In April 2025, the City hosted its first-ever Earth Day Celebration on the library grounds, including e‑waste, shredding, sustainable food demos, and children’s craft stations.

==Observatory==
The Observatory was opened on March 25, 2018, and recently celebrated its 7-year anniversary. It was funded by a “use-it-or-lose-it” state education grant, approved by the Rancho Mirage City Council, inspired by community input. It features a 22′ 6″ Ash dome housing a PlaneWave CDK‑700 research‑grade telescope with remote-control capability. The Library and Observatory hosts regular viewing parties and daytime observatory tours. And regular free OPENights (Observatory Public Exploration Nights) are held every Thursday and Saturday, with no registration required. Daytime Tours are held Tuesdays–Thursdays at 3pm, with family-focused tours on Saturdays, all free and open to all ages. The Library Telescope Program allows library members to check out portable Orion Star Blast telescopes (around 30 in the collection) for personal use.
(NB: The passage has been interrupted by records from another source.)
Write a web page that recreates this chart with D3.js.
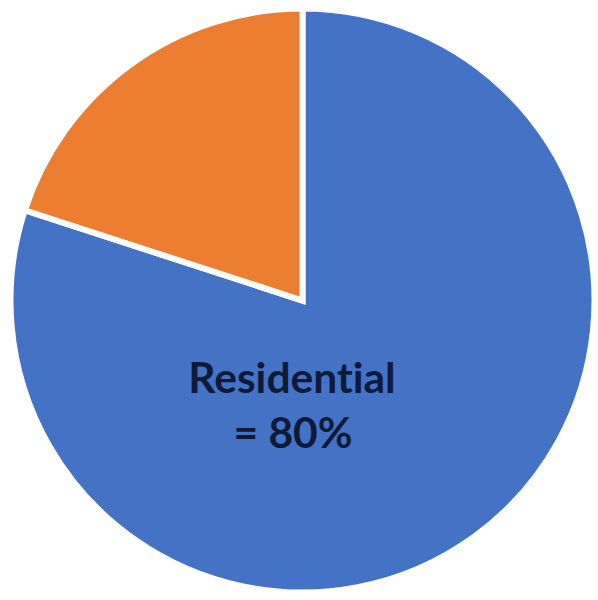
<!DOCTYPE html>
<html>
<head>
<meta charset="utf-8">
<script src="https://cdn.jsdelivr.net/npm/d3@7"></script>
<style>
  html, body { margin: 0; padding: 0; background: #ffffff; }
  svg { display: block; }
</style>
</head>
<body>
<svg id="chart" width="598" height="600"></svg>
<script>
const categories = ["Residential", "Other"];
const values = [80, 20];
const colors = ["#4472C4", "#ED7D31"];
const labelLines = ["Residential", "= 80%"];

const svg = d3.select("#chart");
const cx = 302.5, cy = 300.5, r = 292;

const pie = d3.pie().sort(null).value(d => d.value);
const arcs = pie(categories.map((c, i) => ({ name: c, value: values[i] })));
const arc = d3.arc().innerRadius(0).outerRadius(r);

const g = svg.append("g").attr("transform", `translate(${cx},${cy})`);
g.selectAll("path")
  .data(arcs)
  .join("path")
  .attr("d", arc)
  .attr("fill", (d, i) => colors[i])
  .attr("stroke", "#ffffff")
  .attr("stroke-width", 6)
  .attr("stroke-linejoin", "miter");

const t = svg.append("text")
  .attr("text-anchor", "middle")
  .attr("font-family", "Lato, 'Open Sans', sans-serif")
  .attr("font-weight", "bold")
  .attr("font-size", 42.5)
  .style("font-variant-ligatures", "none")
  .attr("fill", "#0E1A38");
t.append("tspan").attr("x", 292).attr("y", 393).text(labelLines[0]);
t.append("tspan").attr("x", 293).attr("y", 448).text(labelLines[1]);
</script>
</body>
</html>
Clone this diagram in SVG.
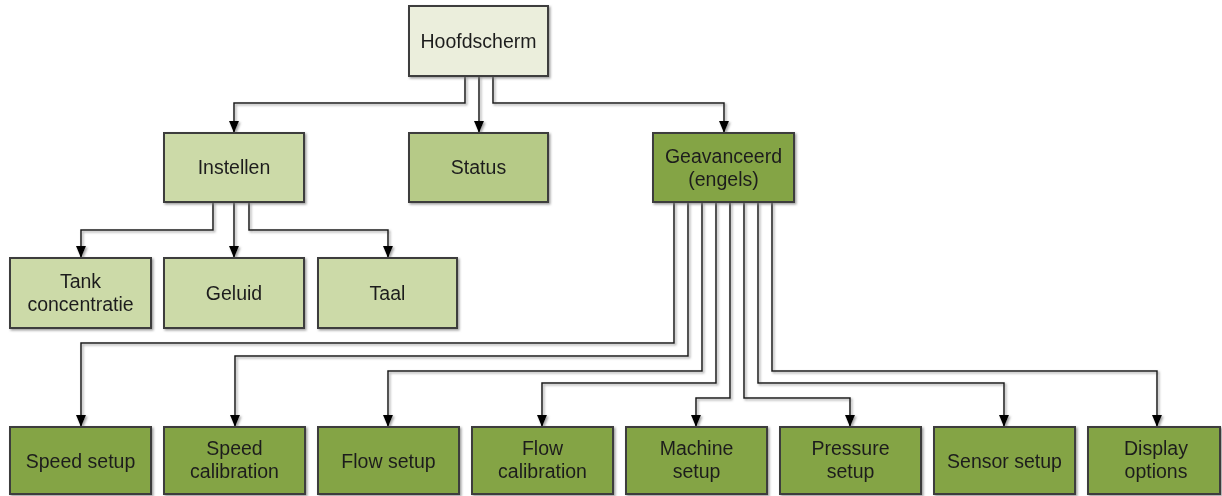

== Rancho Mirage Writers Festival ==

The Rancho Mirage Writers Festival is an annual literary festival held at the library since 2014. Founded by Jamie Kabler, the three-day event typically takes place in late January or early February and attracts approximately 60 authors and 1,000 attendees from around the world.

The festival features over 70 sessions with authors, journalists, historians, and political figures, including multiple Pulitzer Prize winners. Past participants have included Jon Meacham, Doris Kearns Goodwin, Anthony Doerr, political figures such as Barbara Boxer and James Carville, and other notable authors like Dave Barry, Fran Lebowitz, James Patterson, George Saunders, Zadie Smith, Jerry Brown, Sally Field, Tom Hanks and Mike Reiss. Due to the library's capacity constraints, the festival is limited to approximately 1,100 attendees, and tickets typically sell out within minutes of going on sale.

The festival has been described by Pulitzer Prize-winning author A. Scott Berg as "possibly the greatest book festival in America." In addition to the main annual festival, the library hosts the Writers Series throughout the year, featuring talks by prominent authors.

==In popular culture==
The Rancho Mirage Library and Observatory was featured as a stargazing date location in the 18th season of The Bachelorette.